--- start Data extract ---

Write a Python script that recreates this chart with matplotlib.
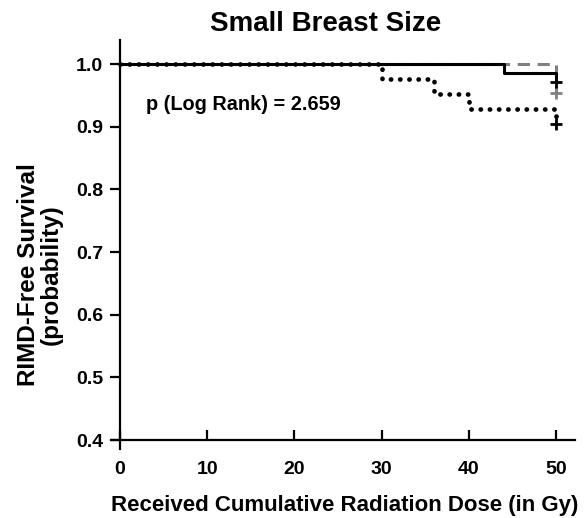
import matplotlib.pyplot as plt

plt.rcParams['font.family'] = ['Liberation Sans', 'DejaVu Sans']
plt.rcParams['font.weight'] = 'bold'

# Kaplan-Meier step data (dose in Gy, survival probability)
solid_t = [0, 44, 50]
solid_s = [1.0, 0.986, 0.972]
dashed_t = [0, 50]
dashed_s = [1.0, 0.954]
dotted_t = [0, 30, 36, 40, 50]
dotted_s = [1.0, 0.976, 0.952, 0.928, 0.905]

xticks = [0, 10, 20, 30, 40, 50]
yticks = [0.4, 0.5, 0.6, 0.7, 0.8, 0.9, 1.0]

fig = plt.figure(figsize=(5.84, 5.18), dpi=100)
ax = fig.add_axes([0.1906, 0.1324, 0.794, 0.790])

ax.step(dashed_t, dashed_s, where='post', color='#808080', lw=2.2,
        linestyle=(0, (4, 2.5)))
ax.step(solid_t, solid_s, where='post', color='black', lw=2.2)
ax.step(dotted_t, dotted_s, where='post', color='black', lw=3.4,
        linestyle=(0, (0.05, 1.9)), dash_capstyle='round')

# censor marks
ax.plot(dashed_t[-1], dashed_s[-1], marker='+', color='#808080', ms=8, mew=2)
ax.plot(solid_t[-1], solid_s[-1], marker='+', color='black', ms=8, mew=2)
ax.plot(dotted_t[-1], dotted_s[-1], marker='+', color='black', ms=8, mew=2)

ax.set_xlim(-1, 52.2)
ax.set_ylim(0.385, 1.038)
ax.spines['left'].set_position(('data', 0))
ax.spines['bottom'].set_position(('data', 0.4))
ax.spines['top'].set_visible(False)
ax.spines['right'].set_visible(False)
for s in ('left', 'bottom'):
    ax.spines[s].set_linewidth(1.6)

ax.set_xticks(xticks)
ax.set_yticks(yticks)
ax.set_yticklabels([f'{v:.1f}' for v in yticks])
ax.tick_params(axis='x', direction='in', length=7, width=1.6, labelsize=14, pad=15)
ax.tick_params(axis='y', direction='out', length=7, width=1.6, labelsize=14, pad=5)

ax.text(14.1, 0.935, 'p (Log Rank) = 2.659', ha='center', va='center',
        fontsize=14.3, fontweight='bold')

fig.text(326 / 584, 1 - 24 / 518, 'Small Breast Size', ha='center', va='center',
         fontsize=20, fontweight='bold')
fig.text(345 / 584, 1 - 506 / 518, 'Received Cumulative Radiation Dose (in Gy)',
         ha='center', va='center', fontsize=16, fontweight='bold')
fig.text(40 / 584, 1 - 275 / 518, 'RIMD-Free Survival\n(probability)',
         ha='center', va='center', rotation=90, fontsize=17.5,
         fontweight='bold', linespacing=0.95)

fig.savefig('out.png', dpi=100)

--- end Data extract ---

__Direction__
From the first line of the listing above, repeat every line through the one holding "ax.spines[s].set_linewidth(1.6)". Both ends count, and pictures stay out.

__Full answer__
Write a Python script that recreates this chart with matplotlib.
import matplotlib.pyplot as plt

plt.rcParams['font.family'] = ['Liberation Sans', 'DejaVu Sans']
plt.rcParams['font.weight'] = 'bold'

# Kaplan-Meier step data (dose in Gy, survival probability)
solid_t = [0, 44, 50]
solid_s = [1.0, 0.986, 0.972]
dashed_t = [0, 50]
dashed_s = [1.0, 0.954]
dotted_t = [0, 30, 36, 40, 50]
dotted_s = [1.0, 0.976, 0.952, 0.928, 0.905]

xticks = [0, 10, 20, 30, 40, 50]
yticks = [0.4, 0.5, 0.6, 0.7, 0.8, 0.9, 1.0]

fig = plt.figure(figsize=(5.84, 5.18), dpi=100)
ax = fig.add_axes([0.1906, 0.1324, 0.794, 0.790])

ax.step(dashed_t, dashed_s, where='post', color='#808080', lw=2.2,
        linestyle=(0, (4, 2.5)))
ax.step(solid_t, solid_s, where='post', color='black', lw=2.2)
ax.step(dotted_t, dotted_s, where='post', color='black', lw=3.4,
        linestyle=(0, (0.05, 1.9)), dash_capstyle='round')

# censor marks
ax.plot(dashed_t[-1], dashed_s[-1], marker='+', color='#808080', ms=8, mew=2)
ax.plot(solid_t[-1], solid_s[-1], marker='+', color='black', ms=8, mew=2)
ax.plot(dotted_t[-1], dotted_s[-1], marker='+', color='black', ms=8, mew=2)

ax.set_xlim(-1, 52.2)
ax.set_ylim(0.385, 1.038)
ax.spines['left'].set_position(('data', 0))
ax.spines['bottom'].set_position(('data', 0.4))
ax.spines['top'].set_visible(False)
ax.spines['right'].set_visible(False)
for s in ('left', 'bottom'):
    ax.spines[s].set_linewidth(1.6)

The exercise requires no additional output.